PAM IntegrationIntegration checklist

Integration checklist

This page is the one to hand to a PAM engineering team. It states who does what, in what order, how to test, and how to go live — so the integration lands without back-and-forth.

Roles: who does what

The integration is a two-sided setup. Most configuration is on the operator side (in PlaylogiQ); the PAM side is a straightforward HTTP sender.
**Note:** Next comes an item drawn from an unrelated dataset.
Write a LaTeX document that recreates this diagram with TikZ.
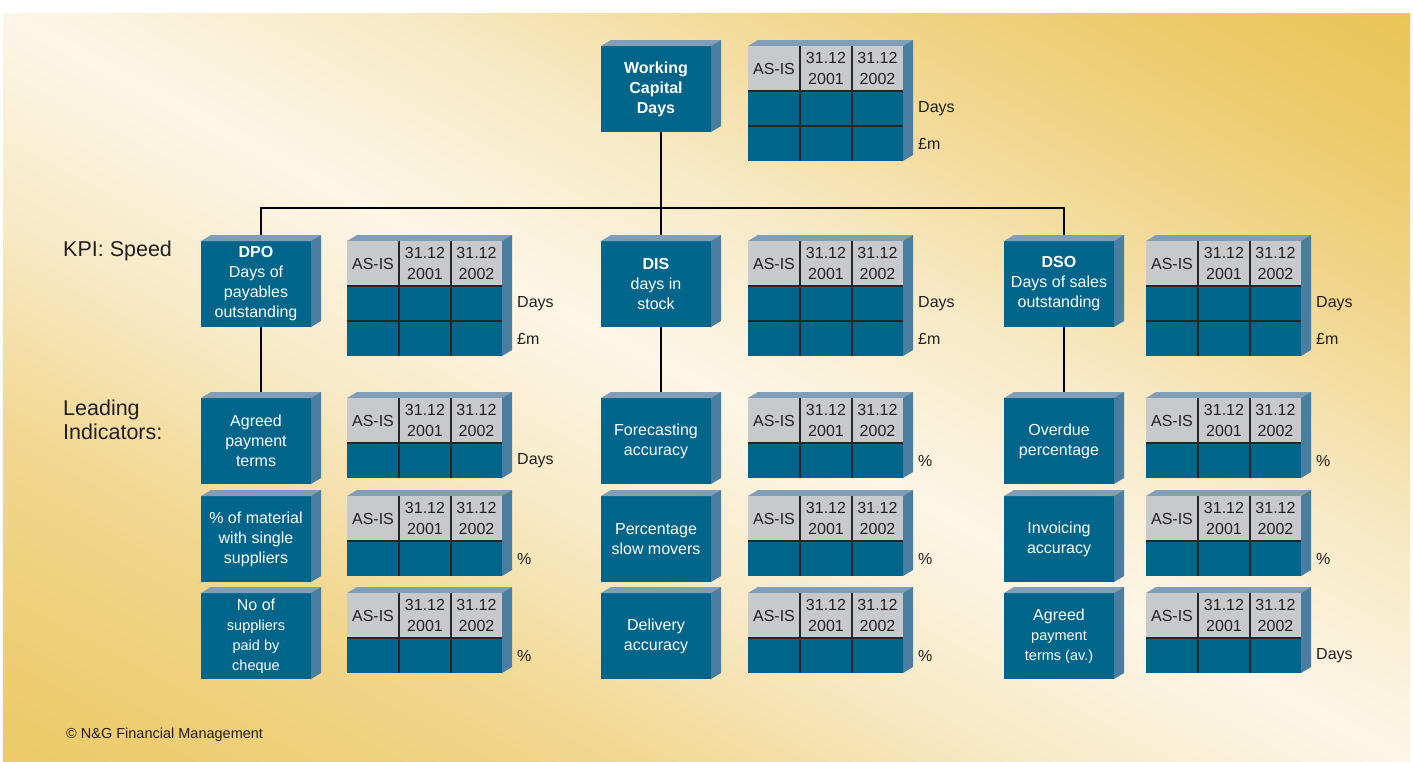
\documentclass[tikz,border=0pt]{standalone}
\usepackage{fontspec}
\setmainfont{Liberation Sans}
\usepackage{tikz}
\usetikzlibrary{positioning, calc}
\usepackage{xcolor}
\definecolor{tealfront}{RGB}{0, 101, 138}
\definecolor{tealside}{RGB}{74, 126, 160}
\definecolor{tealtop}{RGB}{128, 158, 184}
\definecolor{cellgrey}{RGB}{200, 201, 204}
\definecolor{inkgrey}{RGB}{35, 31, 32}
\definecolor{goldA}{RGB}{233, 194, 80}
\definecolor{goldB}{RGB}{237, 202, 104}
\definecolor{goldC}{RGB}{241, 215, 143}
\definecolor{goldD}{RGB}{248, 234, 200}
\definecolor{goldE}{RGB}{252, 246, 230}
\pgfdeclareverticalshading{goldband}{100bp}{color(0bp)=(goldA); color(17bp)=(goldB);
  color(31bp)=(goldC); color(41bp)=(goldD); color(50bp)=(goldE); color(59bp)=(goldD);
  color(69bp)=(goldC); color(78bp)=(goldB); color(86bp)=(goldA); color(100bp)=(goldA)}
\newcommand{\boxfont}{\fontsize{16}{20}\selectfont}
\newcommand{\smallbox}{\fontsize{14.5}{19}\selectfont}

% 3-d box: name, x, y, height, text
\newcommand{\tealbox}[5]{%
  \node[boxfront, minimum height=#4pt] (#1) at (#2,#3) {#5};
  \fill[tealtop] (#1.north west) -- ++(10,-6) -- ++(110,0) -- (#1.north east) -- cycle;
  \fill[tealside] (#1.north east) -- ++(10,-6) -- ++(0,#4) -- (#1.south east) -- cycle;
}
% 3-d table: name, x, y, unit of row 1, unit of row 2 (empty: one row)
\newcommand{\kpitable}[5]{%
  \begin{scope}[shift={(#2,#3)}]
    \if\relax\detokenize{#5}\relax\def\kpitabh{80}\else\def\kpitabh{115}\fi
    \fill[tealtop] (0,0) -- ++(10,-6) -- ++(155,0) -- (155,0) -- cycle;
    \fill[tealside] (155,0) -- ++(10,-6) -- ++(0,\kpitabh) -- (155,\kpitabh) -- cycle;
    \node[tabfront, minimum height=\kpitabh pt] (#1) at (0,0) {};
    \fill[cellgrey] (0,0) rectangle (155,45);
    \draw[gridline] (0,45) -- (155,45) (52,0) -- (52,\kpitabh) (104,0) -- (104,\kpitabh);
    \node[headtext] (#1-asis) at (26,22.5) {AS-IS};
    \node[headtext] (#1-y1) at (78,22.5) {31.12\\2001};
    \node[headtext] (#1-y2) at (129.5,22.5) {31.12\\2002};
    \node[unittext] (#1-u1) at (170,62.5) {#4};
    \if\relax\detokenize{#5}\relax\else
      \draw[gridline] (0,80) -- (155,80);
      \node[unittext] (#1-u2) at (170,97.5) {#5};
    \fi
  \end{scope}
}

\begin{document}
\begin{tikzpicture}[x=1pt, y=-1pt,
    boxfront/.style={fill=tealfront, anchor=north west, minimum width=110pt,
      inner sep=0pt, outer sep=0pt, text=white, align=center, font=\boxfont},
    tabfront/.style={fill=tealfront, anchor=north west, minimum width=155pt,
      inner sep=0pt, outer sep=0pt},
    gridline/.style={black!85, line width=1.3pt},
    headtext/.style={text=inkgrey, align=center, inner sep=0pt,
      font=\fontsize{16}{20.5}\selectfont},
    unittext/.style={text=inkgrey, anchor=west, inner sep=0pt, font=\boxfont},
    sidelabel/.style={text=inkgrey, anchor=west, align=left, inner sep=0pt,
      font=\fontsize{21.5}{24.5}\selectfont},
    link/.style={black, line width=1.8pt}]

  %--- background ---
  \useasboundingbox (0,0) rectangle (1413,761);
  \fill[white] (0,0) rectangle (1413,761);
  \shade[shading=goldband, shading angle=-28] (3,13) rectangle (1410,761);

  %--- top: working capital days ---
  \tealbox{wcd}{601}{46}{86}{\textbf{Working}\\\textbf{Capital}\\\textbf{Days}}
  \kpitable{wcdtab}{748}{46}{Days}{£m}

  %--- KPI row ---
  \node[sidelabel] (kpi) at (63,251) {KPI: Speed};
  \tealbox{dpo}{201}{241}{86}{\textbf{DPO}\\Days of\\payables\\outstanding}
  \kpitable{dpotab}{347}{241}{Days}{£m}
  \tealbox{dis}{601}{241}{86}{\textbf{DIS}\\days in\\stock}
  \kpitable{distab}{748}{241}{Days}{£m}
  \tealbox{dso}{1004}{241}{86}{\textbf{DSO}\\Days of sales\\outstanding}
  \kpitable{dsotab}{1146}{241}{Days}{£m}

  %--- leading indicators ---
  \node[sidelabel] (lead) at (63,420) {Leading\\Indicators:};
  \tealbox{apt}{201}{398}{86}{Agreed\\payment\\terms}
  \kpitable{apttab}{347}{398}{Days}{}
  \tealbox{mat}{201}{496}{86}{\% of material\\with single\\suppliers}
  \kpitable{mattab}{347}{496}{\%}{}
  \tealbox{chq}{201}{593}{86}{No of\\{\smallbox suppliers}\\{\smallbox paid by}\\{\smallbox cheque}}
  \kpitable{chqtab}{347}{593}{\%}{}

  \tealbox{fca}{601}{398}{86}{Forecasting\\accuracy}
  \kpitable{fcatab}{748}{398}{\%}{}
  \tealbox{slow}{601}{496}{86}{Percentage\\slow movers}
  \kpitable{slowtab}{748}{496}{\%}{}
  \tealbox{dlv}{601}{593}{86}{Delivery\\accuracy}
  \kpitable{dlvtab}{748}{593}{\%}{}

  \tealbox{ovd}{1004}{398}{86}{Overdue\\percentage}
  \kpitable{ovdtab}{1146}{398}{\%}{}
  \tealbox{inv}{1004}{496}{86}{Invoicing\\accuracy}
  \kpitable{invtab}{1146}{496}{\%}{}
  \tealbox{aptav}{1004}{593}{86}{Agreed\\{\smallbox payment}\\{\smallbox terms (av.)}}
  \kpitable{aptavtab}{1146}{593}{Days}{}

  %--- connectors ---
  \coordinate (bus) at (661,208);
  \draw[link] ([xshift=5pt]wcd.south) -- ([xshift=5pt,yshift=6pt]dis.north);
  \draw[link] ([xshift=5pt,yshift=6pt]dpo.north) |- (bus)
    -| ([xshift=5pt,yshift=6pt]dso.north);
  \draw[link] ([xshift=5pt]dpo.south) -- ([xshift=5pt,yshift=6pt]apt.north);
  \draw[link] ([xshift=5pt]dis.south) -- ([xshift=5pt,yshift=6pt]fca.north);
  \draw[link] ([xshift=5pt]dso.south) -- ([xshift=5pt,yshift=6pt]ovd.north);

  %--- source ---
  \node[text=inkgrey, anchor=west, inner sep=0pt,
        font=\fontsize{14.5}{17}\selectfont] (src) at (66,735)
    {© N\&G Financial Management};
\end{tikzpicture}
\end{document}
Operator (PlaylogiQ side) — you

  1. Create the brand the PAM will feed (Settings → Brands), if it doesn’t exist.
  2. Issue a brand-pinned API key with the Ingestion only access level (Settings → Integrations → New API key). Copy the plq_… value once and hand it to the PAM over a secure channel.
  3. Configure the mapping for that brand (Settings → Integrations → PAM mapping) once you know the PAM’s event names and payload shape — see Mapping engine. Use the live tester with real sample payloads from the PAM.
  4. Verify events land correctly (dashboard Players/Analytics + the mapping page’s ingestion log).

PAM (integrator) — them

  1. Receive the base URL, the plq_… key, and (optionally) the agreed event names from the operator.
  2. Implement the sender: POST /api/v1/events with the x-api-key header, pushing events in real time (or micro-batched), with an event_id per event for idempotent retries. See Event ingestion API.
  3. Send sample payloads for each event type to the operator early, so the operator can build and test the mapping against real data.
  4. Handle responses: retry 5xx/429 (honour Retry-After), fix 4xx, and monitor unknown_event_types in responses.
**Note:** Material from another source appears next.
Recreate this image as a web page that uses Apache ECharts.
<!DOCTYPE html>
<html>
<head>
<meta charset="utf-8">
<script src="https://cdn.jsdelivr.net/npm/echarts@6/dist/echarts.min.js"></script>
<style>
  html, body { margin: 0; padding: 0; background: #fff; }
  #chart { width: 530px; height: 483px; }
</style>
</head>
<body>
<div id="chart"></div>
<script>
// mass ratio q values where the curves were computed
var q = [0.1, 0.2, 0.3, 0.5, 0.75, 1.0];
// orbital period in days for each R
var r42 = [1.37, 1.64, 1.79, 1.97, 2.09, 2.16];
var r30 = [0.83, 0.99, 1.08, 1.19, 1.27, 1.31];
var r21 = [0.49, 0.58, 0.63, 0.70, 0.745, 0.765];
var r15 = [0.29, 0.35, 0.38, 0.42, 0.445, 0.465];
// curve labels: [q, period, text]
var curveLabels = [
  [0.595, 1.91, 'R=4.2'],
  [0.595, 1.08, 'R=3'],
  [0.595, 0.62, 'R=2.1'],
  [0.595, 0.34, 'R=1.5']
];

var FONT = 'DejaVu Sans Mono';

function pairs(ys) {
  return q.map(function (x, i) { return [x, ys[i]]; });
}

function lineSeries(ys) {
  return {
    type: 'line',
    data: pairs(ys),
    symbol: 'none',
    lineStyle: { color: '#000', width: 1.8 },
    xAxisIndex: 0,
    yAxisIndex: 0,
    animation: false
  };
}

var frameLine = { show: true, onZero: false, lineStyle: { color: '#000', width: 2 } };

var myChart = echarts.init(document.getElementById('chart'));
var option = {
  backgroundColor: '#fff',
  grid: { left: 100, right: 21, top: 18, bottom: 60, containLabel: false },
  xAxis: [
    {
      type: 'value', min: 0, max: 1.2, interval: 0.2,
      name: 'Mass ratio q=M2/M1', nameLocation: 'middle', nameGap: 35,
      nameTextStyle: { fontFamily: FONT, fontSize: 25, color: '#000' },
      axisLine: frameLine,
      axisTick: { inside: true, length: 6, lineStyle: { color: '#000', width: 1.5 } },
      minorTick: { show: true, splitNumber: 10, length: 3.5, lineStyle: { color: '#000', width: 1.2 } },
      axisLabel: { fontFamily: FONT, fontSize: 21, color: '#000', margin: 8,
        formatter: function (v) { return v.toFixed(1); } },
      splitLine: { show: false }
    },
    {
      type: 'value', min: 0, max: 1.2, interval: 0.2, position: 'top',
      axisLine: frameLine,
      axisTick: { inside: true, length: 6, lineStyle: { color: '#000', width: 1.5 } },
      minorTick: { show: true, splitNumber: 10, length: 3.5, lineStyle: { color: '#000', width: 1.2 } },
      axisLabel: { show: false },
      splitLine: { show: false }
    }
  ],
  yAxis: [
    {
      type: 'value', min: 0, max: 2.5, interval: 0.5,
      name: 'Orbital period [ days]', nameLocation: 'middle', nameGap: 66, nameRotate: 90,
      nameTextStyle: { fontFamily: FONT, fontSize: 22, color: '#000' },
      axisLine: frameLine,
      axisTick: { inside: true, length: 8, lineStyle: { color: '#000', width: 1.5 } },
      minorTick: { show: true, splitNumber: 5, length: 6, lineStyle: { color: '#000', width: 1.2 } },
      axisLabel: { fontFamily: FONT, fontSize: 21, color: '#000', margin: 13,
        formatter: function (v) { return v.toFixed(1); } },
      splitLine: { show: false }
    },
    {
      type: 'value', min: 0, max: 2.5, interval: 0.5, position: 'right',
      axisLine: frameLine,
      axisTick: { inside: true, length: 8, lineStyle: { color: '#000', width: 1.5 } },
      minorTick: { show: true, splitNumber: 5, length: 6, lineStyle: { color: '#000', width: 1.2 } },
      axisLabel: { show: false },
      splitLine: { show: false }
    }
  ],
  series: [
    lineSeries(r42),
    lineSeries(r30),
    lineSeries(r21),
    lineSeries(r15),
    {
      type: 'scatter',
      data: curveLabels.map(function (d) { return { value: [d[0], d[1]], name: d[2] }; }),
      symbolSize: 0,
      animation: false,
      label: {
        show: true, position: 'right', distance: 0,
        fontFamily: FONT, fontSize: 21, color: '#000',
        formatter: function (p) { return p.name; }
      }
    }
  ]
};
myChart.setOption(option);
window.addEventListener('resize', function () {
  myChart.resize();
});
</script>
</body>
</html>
The PAM does not need to know PlaylogiQ’s canonical model. It sends its own shapes; the operator maps them. The only hard requirements on the PAM are a stable player_id, a consistent event_type string per event kind, and an event_id for idempotency.
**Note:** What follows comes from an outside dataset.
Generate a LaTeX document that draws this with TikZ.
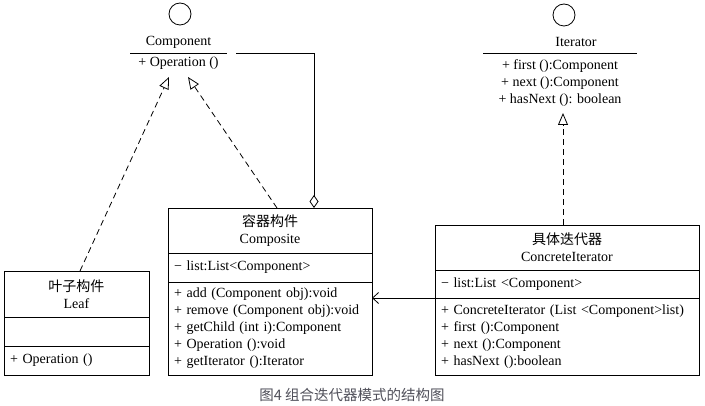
\documentclass[tikz,border=0pt]{standalone}
\usepackage{fontspec}
\setmainfont{Liberation Serif}
\newfontfamily\cjk{Noto Sans CJK SC}
\usetikzlibrary{positioning, arrows.meta}
\definecolor{captiongray}{RGB}{80,80,90}

\begin{document}
\begin{tikzpicture}[x=1pt, y=-1pt, node distance=0pt, line width=0.8pt,
    font=\fontsize{14}{17}\selectfont,
    classhead/.style={draw, minimum width=#1, align=center, inner sep=0pt, outer sep=0pt},
    classpart/.style={draw, text width=#1, align=left, inner xsep=6pt, inner ysep=0pt, outer sep=0pt},
    ifacering/.style={circle, draw, minimum size=22pt, inner sep=0pt},
    realize/.style={dash pattern=on 6pt off 4pt, -{Triangle[open, length=12pt, width=10pt]}},
    aggr/.style={-{Diamond[open, length=13pt, width=9pt]}},
    navig/.style={-{Straight Barb[length=6pt, width=11pt]}}]
\useasboundingbox (0,0) rectangle (705,406);

\node[ifacering] (compring) at (180,14) {};
\node[minimum width=97pt, minimum height=22pt, inner sep=0pt, outer sep=0pt] (compname) at (178.5,42) {Component};
\node[minimum width=97pt, minimum height=20pt, inner sep=0pt, outer sep=0pt, below=of compname] (compop) {+ Operation ()};
\draw (compname.south west) -- (compname.south east);

\node[ifacering] (iterring) at (564,15) {};
\node[inner sep=0pt] (itername) at (576,42) {Iterator};
\node[minimum width=154pt, minimum height=60pt, inner sep=0pt, outer sep=0pt, align=center, anchor=north] (itermeth) at (560,53)
  {+ first ():Component\\+ next ():Component\\+ hasNext (): boolean};
\draw (itermeth.north west) -- (itermeth.north east);

\node[classhead=145pt, minimum height=46pt, anchor=north west] (leaf) at (4,271) {{\cjk 叶子构件}\\Leaf};
\node[classpart=133pt, minimum height=29pt, below=of leaf] (leafattr) {};
\node[classpart=133pt, minimum height=29pt, below=of leafattr] (leafops) {+ Operation ()};

\node[classhead=204pt, minimum height=45pt, anchor=north west] (composite) at (168,208) {{\cjk 容器构件}\\Composite};
\node[classpart=192pt, minimum height=29pt, below=of composite] (compattr) {− list:List<Component>};
\node[classpart=192pt, minimum height=93pt, below=of compattr] (compops)
  {+ add (Component obj):void\\+ remove (Component obj):void\\+ getChild (int i):Component\\+ Operation ():void\\+ getIterator ():Iterator};

\node[classhead=264pt, minimum height=45pt, anchor=north west] (ci) at (435,225) {{\cjk 具体迭代器}\\ConcreteIterator};
\node[classpart=252pt, minimum height=28pt, below=of ci] (ciattr) {− list:List <Component>};
\node[classpart=252pt, minimum height=77pt, below=of ciattr] (ciops)
  {+ ConcreteIterator (List <Component>list)\\+ first ():Component\\+ next ():Component\\+ hasNext ():boolean};

\coordinate (leaftip) at ([xshift=-9.5pt, yshift=-4pt]compop.south);
\coordinate (comptip) at ([xshift=9.5pt, yshift=-4pt]compop.south);
\draw[realize] ([xshift=3.5pt]leaf.north) -- (leaftip);
\draw[realize] ([xshift=7pt]composite.north) -- (comptip);
\draw[aggr] ([xshift=9pt]compname.south east) -| ([xshift=44pt]composite.north);
\draw[realize] ([xshift=-4pt]ci.north) -- ([xshift=-4pt]ci.north |- itermeth.south);
\draw[navig] (ciattr.south west) -- (ciattr.south west -| compops.east);

\node[text=captiongray, font=\fontsize{14.5}{17}\selectfont] (caption) at (352,395) {\cjk 图4 组合迭代器模式的结构图};
\end{tikzpicture}
\end{document}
What the PAM must provide to the operator

To build the mapping, the operator needs from the PAM:

  • The list of event types the PAM will send (its own names).
  • A sample raw payload for each event type (real JSON).
  • Which payload fields carry: amount and its unit (major units or cents), currency, payment method, and player identity fields (email, name, country, …) on registration.
  • The player identifier the PAM will use as player_id (and confirmation it’s stable and unique per player within the brand).
  • Expected volume (events/second peak) so limits can be confirmed.
Operator: create brand ──► issue ingest key ──► send key to PAM
PAM: build sender ──► send SAMPLE payloads (per event type) to operator
Operator: build mapping in the tester using those samples ──► save
PAM: send test events to the real endpoint (a test/staging brand)
Operator: verify in dashboard + ingestion log ──► sign off
Both: switch traffic to the production brand/key ──► monitor

Environments & testing

  • The API is self-hosted, so the operator provides the exact base URL for each environment (e.g. https://crm-api.logiqdesk.com/api/v1).
  • There is no shared public sandbox. To test safely, the operator creates a dedicated test brand and issues a test key pinned to it, so test traffic never touches production data. Point the PAM’s non-prod environment at that key.
  • The operator validates any mapping in the live tester before enabling it — pasting the PAM’s real sample payloads shows the exact canonical output with no live traffic.
  • A ready-made smoke test (infra/smoke-test.sh) sends three events (a deposit, an idempotent re-send, and an unknown type) and checks the responses — a quick end-to-end confidence check against a test brand:
    BASE=https://crm-api.<host>/api/v1 KEY=plq_your_key bash infra/smoke-test.sh

Definition of done

  • Ingest key issued, brand-pinned, events:write only.
  • Mapping configured and validated in the tester for every event type.
  • PAM sends every event with a stable player_id and an event_id.
  • Amounts, currency, and payment method map to canonical fields (verify a deposit shows correct revenue in Analytics).
  • Registration events populate player identity (email/name/country).
  • Retries + 429/Retry-After handled on the PAM side.
  • No unexpected unknown_event_types in responses.
  • Verified end-to-end on a test brand, then switched to production.

Stability & support

  • The API is versioned under /api/v1; breaking changes would ship under a new version, not by mutating v1.
  • The canonical event set may gain types over time (additive, non-breaking).
  • Coordinate the base URL, keys, and any volume-limit changes with the operator.